Topics: trust income taxation, family trusts, taxes on parental support, state trust rules

Summary

Background

Two brothers who were executives in the same company created nearly identical trusts in Illinois for their children and transferred company stock into them. Trustees included the donor, the donor’s wife, and the donor’s brother, and the trust instruments gave trustees broad powers, including clauses allowing changes or revesting. The Internal Revenue Service assessed additional income tax for 1934–1935 because the donors did not report trust income. The Board of Tax Appeals and the Circuit Court of Appeals disagreed about whether federal tax rules made the donors taxable on the trust income.

Reasoning

The central question was whether the donors could still be treated as owning the trusts’ income because trustees could revest assets or distribute income back to them.

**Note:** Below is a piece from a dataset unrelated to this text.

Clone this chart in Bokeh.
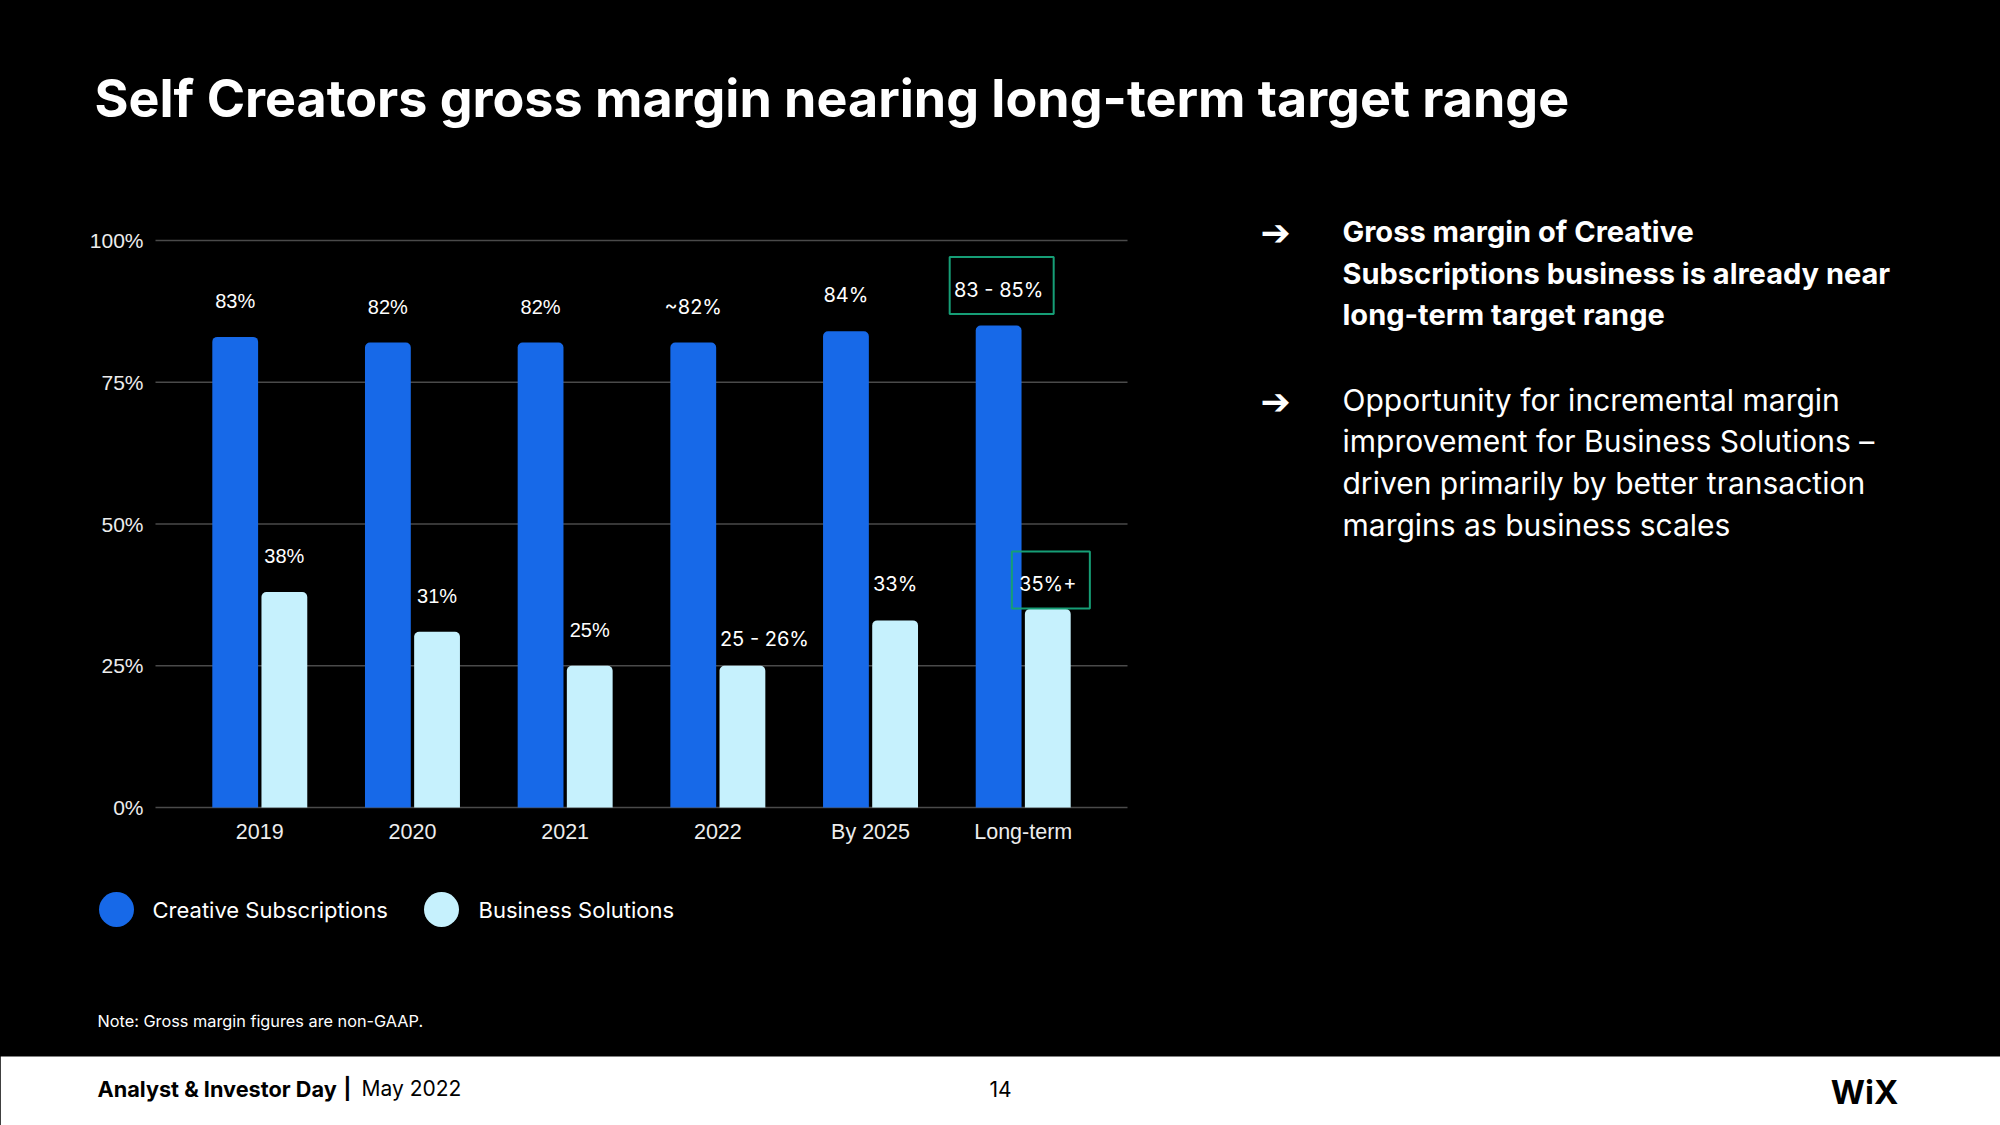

The Court said federal tax rules require looking to state law to decide whether such a revesting or distribution could occur. Accepting the Circuit Court’s interpretation of Illinois law, the Court concluded trustees could not vest the trust property in the donors under Illinois law for the adult-beneficiary trusts, but that income of trusts for minor children could be attributed to the donor when it relieved the donor’s obligation to support the child under the 1934 tax statute (section 167).

Real world impact

Parents who place assets in family trusts can be taxed on trust income when trustees may lawfully apply income to satisfy parental support obligations for minors. The decision sends one adult-beneficiary trust case back for further consideration of other tax provisions, so that outcome is not fully final and could change on remand.

Dissents or concurrances

A separate opinion by the Chief Justice said the Government should win both cases, arguing Illinois law would not bar trustees from exercising broad powers to benefit the donor.